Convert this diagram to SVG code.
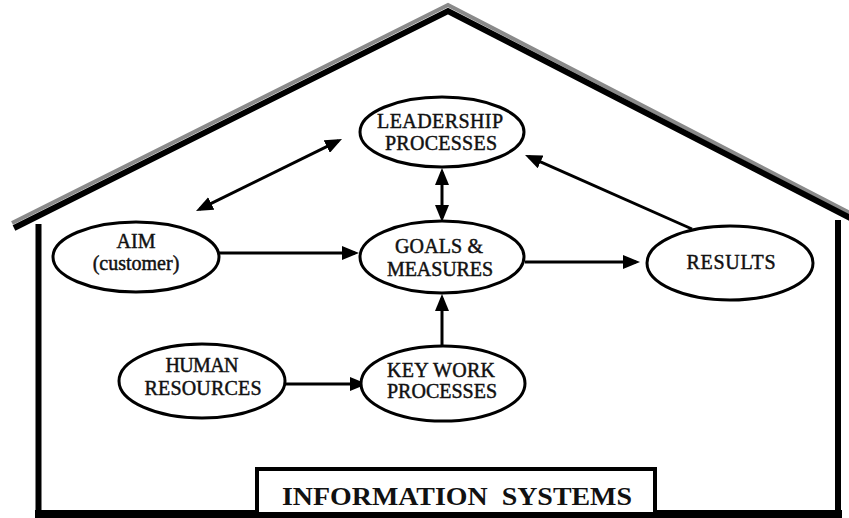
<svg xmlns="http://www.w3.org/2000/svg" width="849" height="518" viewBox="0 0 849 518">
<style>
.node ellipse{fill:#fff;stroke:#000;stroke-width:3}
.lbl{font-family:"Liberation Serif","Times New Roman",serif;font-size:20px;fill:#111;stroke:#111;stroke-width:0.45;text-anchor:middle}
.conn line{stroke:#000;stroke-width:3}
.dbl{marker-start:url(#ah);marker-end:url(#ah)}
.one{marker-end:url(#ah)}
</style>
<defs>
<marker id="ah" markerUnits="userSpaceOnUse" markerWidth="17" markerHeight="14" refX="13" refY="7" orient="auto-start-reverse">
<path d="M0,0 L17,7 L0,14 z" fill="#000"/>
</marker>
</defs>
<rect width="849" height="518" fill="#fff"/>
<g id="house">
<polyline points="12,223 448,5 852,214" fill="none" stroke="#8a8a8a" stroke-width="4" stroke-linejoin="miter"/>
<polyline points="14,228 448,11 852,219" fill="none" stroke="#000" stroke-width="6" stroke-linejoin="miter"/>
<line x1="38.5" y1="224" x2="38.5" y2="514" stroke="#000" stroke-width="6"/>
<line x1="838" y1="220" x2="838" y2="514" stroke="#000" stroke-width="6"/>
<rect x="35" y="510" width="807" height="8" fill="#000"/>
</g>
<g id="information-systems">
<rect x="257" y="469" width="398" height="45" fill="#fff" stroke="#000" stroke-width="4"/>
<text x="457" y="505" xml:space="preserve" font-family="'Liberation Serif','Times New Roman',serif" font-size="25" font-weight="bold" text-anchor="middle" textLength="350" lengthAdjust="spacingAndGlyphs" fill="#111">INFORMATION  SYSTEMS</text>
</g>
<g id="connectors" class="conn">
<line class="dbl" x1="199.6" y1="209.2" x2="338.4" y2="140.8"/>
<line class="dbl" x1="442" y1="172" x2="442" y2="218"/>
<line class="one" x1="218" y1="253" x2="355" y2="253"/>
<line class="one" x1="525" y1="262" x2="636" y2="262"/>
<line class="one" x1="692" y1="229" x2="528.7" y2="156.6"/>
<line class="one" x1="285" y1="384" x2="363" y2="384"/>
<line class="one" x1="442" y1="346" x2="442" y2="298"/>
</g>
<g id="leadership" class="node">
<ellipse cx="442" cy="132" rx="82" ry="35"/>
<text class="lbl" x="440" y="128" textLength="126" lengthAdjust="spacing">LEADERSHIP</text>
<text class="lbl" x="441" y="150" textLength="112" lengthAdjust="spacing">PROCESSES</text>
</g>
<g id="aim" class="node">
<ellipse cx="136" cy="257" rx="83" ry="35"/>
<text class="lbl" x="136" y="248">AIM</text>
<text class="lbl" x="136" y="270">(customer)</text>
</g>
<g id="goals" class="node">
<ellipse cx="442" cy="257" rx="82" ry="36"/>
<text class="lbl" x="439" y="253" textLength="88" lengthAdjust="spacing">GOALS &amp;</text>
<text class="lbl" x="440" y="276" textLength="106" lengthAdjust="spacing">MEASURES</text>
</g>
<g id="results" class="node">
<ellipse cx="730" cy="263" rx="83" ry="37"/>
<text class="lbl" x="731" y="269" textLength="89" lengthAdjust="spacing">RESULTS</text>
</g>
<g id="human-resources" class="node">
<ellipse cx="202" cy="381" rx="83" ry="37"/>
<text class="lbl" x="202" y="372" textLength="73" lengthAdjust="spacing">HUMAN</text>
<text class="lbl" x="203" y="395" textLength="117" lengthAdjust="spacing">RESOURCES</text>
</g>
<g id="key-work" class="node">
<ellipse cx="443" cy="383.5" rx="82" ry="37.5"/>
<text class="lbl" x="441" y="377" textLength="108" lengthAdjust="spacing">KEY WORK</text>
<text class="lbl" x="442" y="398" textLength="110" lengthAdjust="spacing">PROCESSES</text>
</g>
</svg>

• • • • •

*What you need to do:*
Reproduce the material word for word. Any pictures should be left out of the copy.

*Task solution:*
Convert this diagram to SVG code.
<svg xmlns="http://www.w3.org/2000/svg" width="849" height="518" viewBox="0 0 849 518">
<style>
.node ellipse{fill:#fff;stroke:#000;stroke-width:3}
.lbl{font-family:"Liberation Serif","Times New Roman",serif;font-size:20px;fill:#111;stroke:#111;stroke-width:0.45;text-anchor:middle}
.conn line{stroke:#000;stroke-width:3}
.dbl{marker-start:url(#ah);marker-end:url(#ah)}
.one{marker-end:url(#ah)}
</style>
<defs>
<marker id="ah" markerUnits="userSpaceOnUse" markerWidth="17" markerHeight="14" refX="13" refY="7" orient="auto-start-reverse">
<path d="M0,0 L17,7 L0,14 z" fill="#000"/>
</marker>
</defs>
<rect width="849" height="518" fill="#fff"/>
<g id="house">
<polyline points="12,223 448,5 852,214" fill="none" stroke="#8a8a8a" stroke-width="4" stroke-linejoin="miter"/>
<polyline points="14,228 448,11 852,219" fill="none" stroke="#000" stroke-width="6" stroke-linejoin="miter"/>
<line x1="38.5" y1="224" x2="38.5" y2="514" stroke="#000" stroke-width="6"/>
<line x1="838" y1="220" x2="838" y2="514" stroke="#000" stroke-width="6"/>
<rect x="35" y="510" width="807" height="8" fill="#000"/>
</g>
<g id="information-systems">
<rect x="257" y="469" width="398" height="45" fill="#fff" stroke="#000" stroke-width="4"/>
<text x="457" y="505" xml:space="preserve" font-family="'Liberation Serif','Times New Roman',serif" font-size="25" font-weight="bold" text-anchor="middle" textLength="350" lengthAdjust="spacingAndGlyphs" fill="#111">INFORMATION  SYSTEMS</text>
</g>
<g id="connectors" class="conn">
<line class="dbl" x1="199.6" y1="209.2" x2="338.4" y2="140.8"/>
<line class="dbl" x1="442" y1="172" x2="442" y2="218"/>
<line class="one" x1="218" y1="253" x2="355" y2="253"/>
<line class="one" x1="525" y1="262" x2="636" y2="262"/>
<line class="one" x1="692" y1="229" x2="528.7" y2="156.6"/>
<line class="one" x1="285" y1="384" x2="363" y2="384"/>
<line class="one" x1="442" y1="346" x2="442" y2="298"/>
</g>
<g id="leadership" class="node">
<ellipse cx="442" cy="132" rx="82" ry="35"/>
<text class="lbl" x="440" y="128" textLength="126" lengthAdjust="spacing">LEADERSHIP</text>
<text class="lbl" x="441" y="150" textLength="112" lengthAdjust="spacing">PROCESSES</text>
</g>
<g id="aim" class="node">
<ellipse cx="136" cy="257" rx="83" ry="35"/>
<text class="lbl" x="136" y="248">AIM</text>
<text class="lbl" x="136" y="270">(customer)</text>
</g>
<g id="goals" class="node">
<ellipse cx="442" cy="257" rx="82" ry="36"/>
<text class="lbl" x="439" y="253" textLength="88" lengthAdjust="spacing">GOALS &amp;</text>
<text class="lbl" x="440" y="276" textLength="106" lengthAdjust="spacing">MEASURES</text>
</g>
<g id="results" class="node">
<ellipse cx="730" cy="263" rx="83" ry="37"/>
<text class="lbl" x="731" y="269" textLength="89" lengthAdjust="spacing">RESULTS</text>
</g>
<g id="human-resources" class="node">
<ellipse cx="202" cy="381" rx="83" ry="37"/>
<text class="lbl" x="202" y="372" textLength="73" lengthAdjust="spacing">HUMAN</text>
<text class="lbl" x="203" y="395" textLength="117" lengthAdjust="spacing">RESOURCES</text>
</g>
<g id="key-work" class="node">
<ellipse cx="443" cy="383.5" rx="82" ry="37.5"/>
<text class="lbl" x="441" y="377" textLength="108" lengthAdjust="spacing">KEY WORK</text>
<text class="lbl" x="442" y="398" textLength="110" lengthAdjust="spacing">PROCESSES</text>
</g>
</svg>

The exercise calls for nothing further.